The key in designing federated execution workflow engine is to be able to document and track down customer knowledge assets by product line or market segment and identify key influencers. The workflow engine defines the events on how you acquire, retain, grow, migrate, or even how you have lost existing customers – each event defines a certain role required to act decisively based on available real-time information.

You retain existing customers and acquire more by attracting them to co-design and co-create collaborative platform that opens the door for the company to obtain and capture customer knowledge and make them accessible across the enterprise (a federated workflow layer just above your existing core applications and your customer’s application systems).

Mass customization of products/services through configuration management, integration with customer’s existing products/services and collaboration with ancillary services are ground breaking technological innovation that presents unlimited opportunity to the business. A complete and integrated document management, records management, emails management and workflow management solutions necessary to elevate your business to the next level of competition.

Conclusion

Knowledge is situated in the activities of people. You cannot simply gather all the documents in your company and put them all in a repository without losing their contexts, in the same way that a particular activity cannot be interpreted in isolation without having to refer and relate it to other events or activities that came before it. It is only by linking information to the activity that triggers its creation and tracking it through the workflow engine that you preserve its context and enables knowledge to travel through the organizational memory at light speed.

Designing organizational memory using integrated workflow with document management system software requires the following criteria for success:

1. It must be driven by business process reengineering and/or continuous improvement, and innovative use of technology.

2. It must have both end-user and management buy-in. Project implementation using proven methodology such as the Six Sigma quality management program/problem solving methodology is the best approach to any knowledge management initiatives.

3. Must impact bottom-line value such as productivity improvement, cost savings, increase revenues, product enhancements, improved customer service, and quality of service.

Knowledge is actionable information.
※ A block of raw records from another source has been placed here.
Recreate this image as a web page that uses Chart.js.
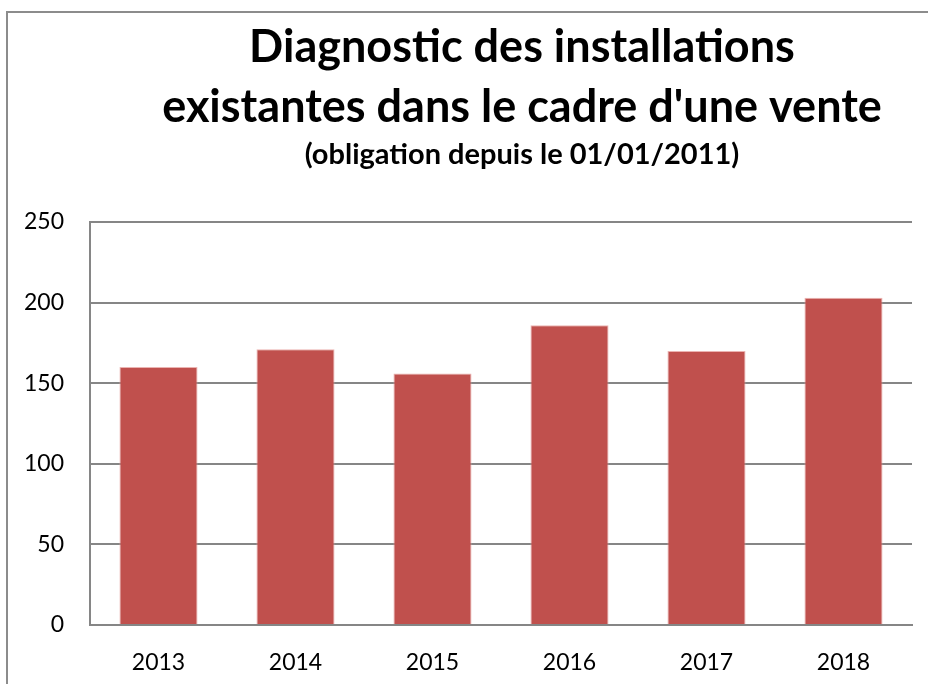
<!DOCTYPE html>
<html>
<head>
<meta charset="utf-8">
<script src="https://cdn.jsdelivr.net/npm/chart.js@4.4.0/dist/chart.umd.min.js"></script>
<style>
  html, body { margin: 0; padding: 0; background: #fff; overflow: hidden; }
  .frame { position: absolute; left: 6px; top: 11px; width: 2000px; height: 2000px; border: 2px solid #8c8c8c; }
  .wrap { position: absolute; left: 0; top: 0; width: 1038px; height: 684px; }
</style>
</head>
<body>
<div class="frame"></div>
<div class="wrap"><canvas id="chart" width="1038" height="684"></canvas></div>
<script>
const years = ["2013", "2014", "2015", "2016", "2017", "2018"];
const diagnostics = [160, 171, 156, 186, 170, 203];
const titleLines = ["Diagnostic des installations", "existantes dans le cadre d'une vente"];
const subtitleText = "(obligation depuis le 01/01/2011)";

const ctx = document.getElementById("chart").getContext("2d");
const chart = new Chart(ctx, {
  type: "bar",
  data: {
    labels: years,
    datasets: [
      {
        label: "Diagnostics",
        data: diagnostics,
        backgroundColor: "#c0504d",
        borderColor: "rgba(230, 160, 158, 0.8)",
        borderWidth: 1,
        categoryPercentage: 1,
        barPercentage: 0.57
      }
    ]
  },
  options: {
    responsive: false,
    animation: false,
    devicePixelRatio: 1,
    layout: {
      padding: { left: 6, right: 0, top: 0, bottom: 8 }
    },
    scales: {
      x: {
        grid: { display: false, drawTicks: false },
        border: { color: "#868686", width: 2 },
        ticks: {
          color: "#000",
          padding: 24,
          font: { family: "Lato", size: 23 }
        },
        afterFit: (s) => { s.height = 51; }
      },
      y: {
        min: 0,
        max: 250,
        ticks: {
          stepSize: 50,
          color: "#000",
          padding: 26,
          font: { family: "Lato", size: 23 }
        },
        grid: { color: "#868686", lineWidth: 2, drawTicks: false },
        border: { color: "#868686", width: 2 },
        afterFit: (s) => { s.width = 84; }
      },
      // empty space on the right so the title centres like the original
      spacer: {
        position: "right",
        min: 0,
        max: 1,
        ticks: { display: false },
        grid: { display: false, drawTicks: false },
        border: { display: false },
        afterFit: (s) => { s.width = 126; }
      }
    },
    plugins: {
      legend: { display: false },
      tooltip: { enabled: false },
      title: {
        display: true,
        text: titleLines,
        color: "#000",
        font: { family: "Lato", size: 45, weight: "bold", lineHeight: 1.33 },
        padding: { top: 18, bottom: 0 }
      },
      subtitle: {
        display: true,
        text: subtitleText,
        color: "#000",
        font: { family: "Lato", size: 29, weight: "bold", lineHeight: 1.2 },
        padding: { top: 0, bottom: 49.5 }
      }
    }
  }
});
</script>
</body>
</html>
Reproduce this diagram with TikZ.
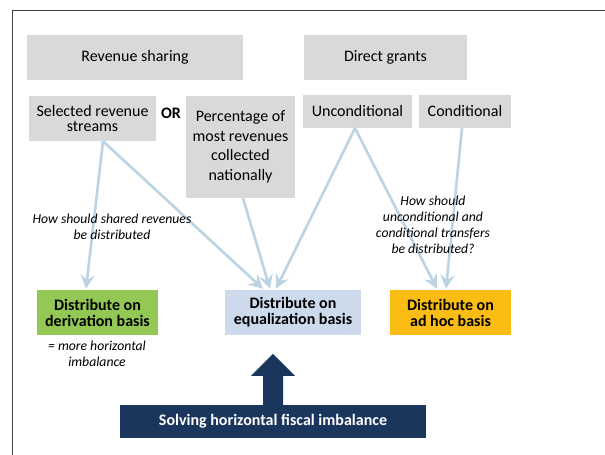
\documentclass[tikz,border=0pt]{standalone}
\usepackage{fontspec}
\setmainfont{Carlito}
\usetikzlibrary{arrows.meta,calc}
\definecolor{greybox}{HTML}{D9D9D9}
\definecolor{greenbox}{HTML}{92C853}
\definecolor{bluebox}{HTML}{CCDAEC}
\definecolor{yellowbox}{HTML}{FBBD13}
\definecolor{navy}{HTML}{1A365D}
\definecolor{arrowblue}{HTML}{BCD3E2}
\begin{document}
\begin{tikzpicture}[x=1pt,y=-1pt,
  gbox/.style={fill=greybox,inner sep=0pt,align=center,font=\fontsize{16}{15.5}\selectfont},
  rbox/.style={inner sep=0pt,align=center,font=\fontsize{16}{16}\selectfont\bfseries},
  note/.style={inner sep=0pt,align=center,font=\fontsize{13.7}{16}\selectfont\itshape},
  flow/.style={draw=arrowblue,line width=2.6pt,-{Stealth[length=14pt,width=14pt,inset=5pt]}}]
\useasboundingbox (0,0) rectangle (605,455);
\draw[line width=1pt,black!75] (12,455) -- (12,10) -- (605,10);
% top boxes
\node[gbox,minimum width=216pt,minimum height=45pt] (revshare) at (135,57.5) {Revenue sharing};
\node[gbox,minimum width=163pt,minimum height=45pt] (direct) at (385.5,57.5) {Direct grants};
\node[gbox,minimum width=127pt,minimum height=45pt] (selected) at (92.5,118.5) {Selected revenue\\streams};
\node[inner sep=0pt,font=\fontsize{16}{16}\selectfont\bfseries] (or) at (171,113) {OR};
\node[gbox,minimum width=109pt,minimum height=102pt,font=\fontsize{16}{19.5}\selectfont] (percent) at (240.5,147) {Percentage of\\most revenues\\collected\\nationally};
\node[gbox,minimum width=109pt,minimum height=33pt] (uncond) at (357.5,111.5) {Unconditional};
\node[gbox,minimum width=92pt,minimum height=33pt] (cond) at (465,111.5) {Conditional};
% result boxes
\node[rbox,fill=greenbox,minimum width=121pt,minimum height=45pt] (deriv) at (97.5,312.5) {Distribute on\\derivation basis};
\node[rbox,fill=bluebox,minimum width=136pt,minimum height=45pt] (equal) at (293,312.5) {Distribute on\\equalization basis};
\node[rbox,fill=yellowbox,minimum width=121pt,minimum height=45pt] (adhoc) at (450.5,312.5) {Distribute on\\ad hoc basis};
\node[inner sep=0pt,fill=navy,text=white,minimum width=306pt,minimum height=33pt,font=\fontsize{16}{16}\selectfont\bfseries] (solving) at (273,421.5) {Solving horizontal fiscal imbalance};
% connectors
\draw[flow] ($(selected.south)+(10.5,0)$) -- ($(deriv.north)+(-11.5,-1)$);
\draw[flow] ($(selected.south)+(10.5,0)$) -- ($(equal.north)+(-30,-1)$);
\draw[flow] ($(percent.south)+(2.5,0)$) -- ($(equal.north)+(-23,-1)$);
\draw[flow] ($(uncond.south)+(-2.5,0)$) -- ($(equal.north)+(-17,-1)$);
\draw[flow] ($(uncond.south)+(-2.5,0)$) -- ($(adhoc.north)+(-13.5,-1)$);
\draw[flow] ($(cond.south)+(-3,0)$) -- ($(adhoc.north)+(-4.5,-1)$);
% big arrow
\fill[navy] ($(solving.north)+(-10,0)$) -- ++(0,-29) -- ++(-12,0) -- ($(solving.north)+(0,-51)$) -- ($(solving.north)+(22,-29)$) -- ++(-12,0) -- ($(solving.north)+(10,0)$) -- cycle;
% notes
\node[note] (q1) at (112,227) {How should shared revenues\\be distributed};
\node[note] (q2) at (433,225) {How should\\unconditional and\\conditional transfers\\be distributed?};
\node[note] (n1) at (97,353.5) {= more horizontal\\imbalance};
\end{tikzpicture}
\end{document}
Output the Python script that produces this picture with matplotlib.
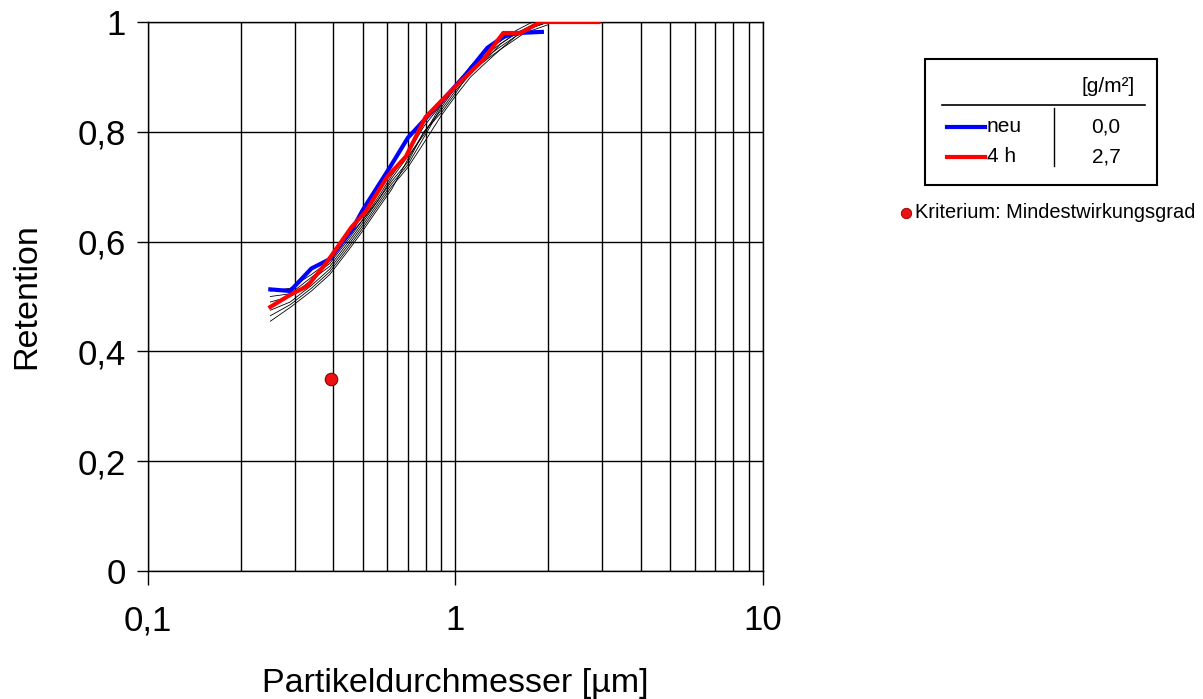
"""
Retention über Partikeldurchmesser (Nachbau)
"""
import matplotlib
matplotlib.use("Agg")
import matplotlib.pyplot as plt
from matplotlib.patches import Rectangle
from matplotlib.lines import Line2D
from matplotlib.ticker import FixedLocator, NullFormatter, FuncFormatter

plt.rcParams['font.family'] = ['Liberation Sans', 'DejaVu Sans']

# Messkurven neu / 4 h
neu_x = [0.25, 0.29, 0.34, 0.39, 0.46, 0.50, 0.61, 0.70, 0.79, 0.91, 1.09, 1.27, 1.43, 1.59, 1.91]
neu_y = [0.513, 0.510, 0.551, 0.568, 0.621, 0.658, 0.734, 0.789, 0.821, 0.858, 0.907, 0.953, 0.973, 0.980, 0.982]

h4_x = [0.25, 0.29, 0.33, 0.38, 0.46, 0.51, 0.60, 0.69, 0.80, 1.01, 1.23, 1.43, 1.63, 1.89, 2.92]
h4_y = [0.481, 0.503, 0.519, 0.561, 0.627, 0.654, 0.718, 0.755, 0.827, 0.885, 0.931, 0.980, 0.980, 1.0, 1.0]

# dünne Einzelmessungen
thin_x = [0.25, 0.29, 0.34, 0.39, 0.45, 0.50, 0.56, 0.62, 0.70, 0.79, 0.90, 1.00, 1.12, 1.25, 1.40, 1.58, 1.78, 2.0]
thin_a = [0.51, 0.515, 0.54, 0.565, 0.61, 0.64, 0.68, 0.72, 0.76, 0.81, 0.85, 0.88, 0.91, 0.93, 0.96, 0.98, 0.99, 1.0]
thin_b = [0.49, 0.50, 0.53, 0.555, 0.60, 0.635, 0.675, 0.71, 0.745, 0.80, 0.84, 0.875, 0.905, 0.935, 0.955, 0.975, 0.99, 1.0]
thin_c = [0.475, 0.49, 0.52, 0.55, 0.595, 0.63, 0.67, 0.705, 0.74, 0.79, 0.845, 0.88, 0.915, 0.94, 0.96, 0.98, 0.995, 1.0]
thin_d = [0.465, 0.485, 0.515, 0.545, 0.59, 0.625, 0.665, 0.70, 0.735, 0.78, 0.83, 0.865, 0.90, 0.925, 0.95, 0.97, 0.99, 1.0]
thin_e = [0.455, 0.48, 0.51, 0.54, 0.585, 0.62, 0.66, 0.695, 0.75, 0.80, 0.835, 0.87, 0.91, 0.93, 0.95, 0.975, 0.985, 0.995]
thin_f = [0.50, 0.505, 0.535, 0.56, 0.605, 0.64, 0.675, 0.715, 0.755, 0.795, 0.85, 0.885, 0.92, 0.945, 0.965, 0.985, 1.0, 1.0]

krit_x = [0.395]
krit_y = [0.35]

legend_names = ["neu", "4 h"]
legend_vals = ["0,0", "2,7"]
legend_colors = ["#0000ff", "#ff0000"]


def comma(v, pos):
    s = f"{v:g}"
    return s.replace(".", ",")


fig = plt.figure(figsize=(12.03, 6.99), dpi=100)
ax = fig.add_axes([0.1230, 0.1831, 0.5112, 0.7854])

for ty in [thin_a, thin_b, thin_c, thin_d, thin_e, thin_f]:
    ax.plot(thin_x, ty, color='black', lw=0.6, zorder=3)

ax.plot(neu_x, neu_y, color=legend_colors[0], lw=3, zorder=4)
ax.plot(h4_x, h4_y, color=legend_colors[1], lw=3, zorder=5)
ax.plot(krit_x, krit_y, 'o', color='#ee1111', mec='#880000', mew=0.8, ms=9, zorder=6)

ax.set_xscale('log')
ax.set_xlim(0.1, 10)
ax.set_ylim(0, 1)
ax.xaxis.set_major_locator(FixedLocator([0.1, 1, 10]))
ax.xaxis.set_minor_locator(FixedLocator([0.2, 0.3, 0.4, 0.5, 0.6, 0.7, 0.8, 0.9,
                                         2, 3, 4, 5, 6, 7, 8, 9]))
ax.xaxis.set_major_formatter(FuncFormatter(comma))
ax.xaxis.set_minor_formatter(NullFormatter())
ax.set_yticks([0, 0.2, 0.4, 0.6, 0.8, 1.0])
ax.yaxis.set_major_formatter(FuncFormatter(comma))

ax.grid(True, which='both', color='black', lw=1.0)
ax.set_axisbelow(True)
ax.tick_params(axis='x', which='major', direction='out', length=10, width=1,
               labelsize=25, pad=14)
ax.tick_params(axis='x', which='minor', length=0)
ax.tick_params(axis='y', direction='out', length=8, width=1, labelsize=25, pad=8)
for s in ax.spines.values():
    s.set_linewidth(1.0)

ax.set_xlabel("Partikeldurchmesser [µm]", fontsize=24.5, labelpad=22)
ax.set_ylabel("Retention", fontsize=24.5, labelpad=25)


# Legende als Tabelle rechts
def fx(px):
    return px / 1203


def fy(py):
    return 1 - py / 699


fig.add_artist(Rectangle((fx(925), fy(185)), fx(1157) - fx(925), fy(59) - fy(185),
                         transform=fig.transFigure, fill=False, ec='black', lw=1.5))
fig.add_artist(Line2D([fx(942), fx(1145)], [fy(105), fy(105)], color='black', lw=1.2))
fig.add_artist(Line2D([fx(1054), fx(1054)], [fy(108), fy(166)], color='black', lw=1.0))
fig.text(fx(1108), fy(87), "[g/m²]", fontsize=15, ha='center', va='center')
for i, (name, val, col) in enumerate(zip(legend_names, legend_vals, legend_colors)):
    yy = fy(127 + i * 30)
    fig.add_artist(Line2D([fx(947), fx(985)], [yy, yy], color=col, lw=3))
    fig.text(fx(987), yy, name, fontsize=15, ha='left', va='center')
    fig.text(fx(1106), yy, val, fontsize=15, ha='center', va='center')

fig.add_artist(Line2D([fx(906)], [fy(213)], marker='o', color='#ee1111', mec='#880000',
                      mew=0.6, ms=7.5))
fig.text(fx(915), fy(213), "Kriterium: Mindestwirkungsgrad", fontsize=14.4,
         ha='left', va='center')

fig.savefig("out.png", dpi=100)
Information sources such as documents, physical records, databases, emails, web-published materials and informal group discussions must be captured and stored in the organizational memory along with the events the triggered its creation and re-use.

The second generation of KM initiatives now focuses on workflow engines as a way to reduce the stickiness of knowledge in business processes thereby enabling knowledge to flow across the organization just as RAM chips operates at light speed.
This trend in KM initiatives defines the next level of competition that rests in the ability of global companies to implement workflow execution models in all their branches worldwide simultaneously and synchronously.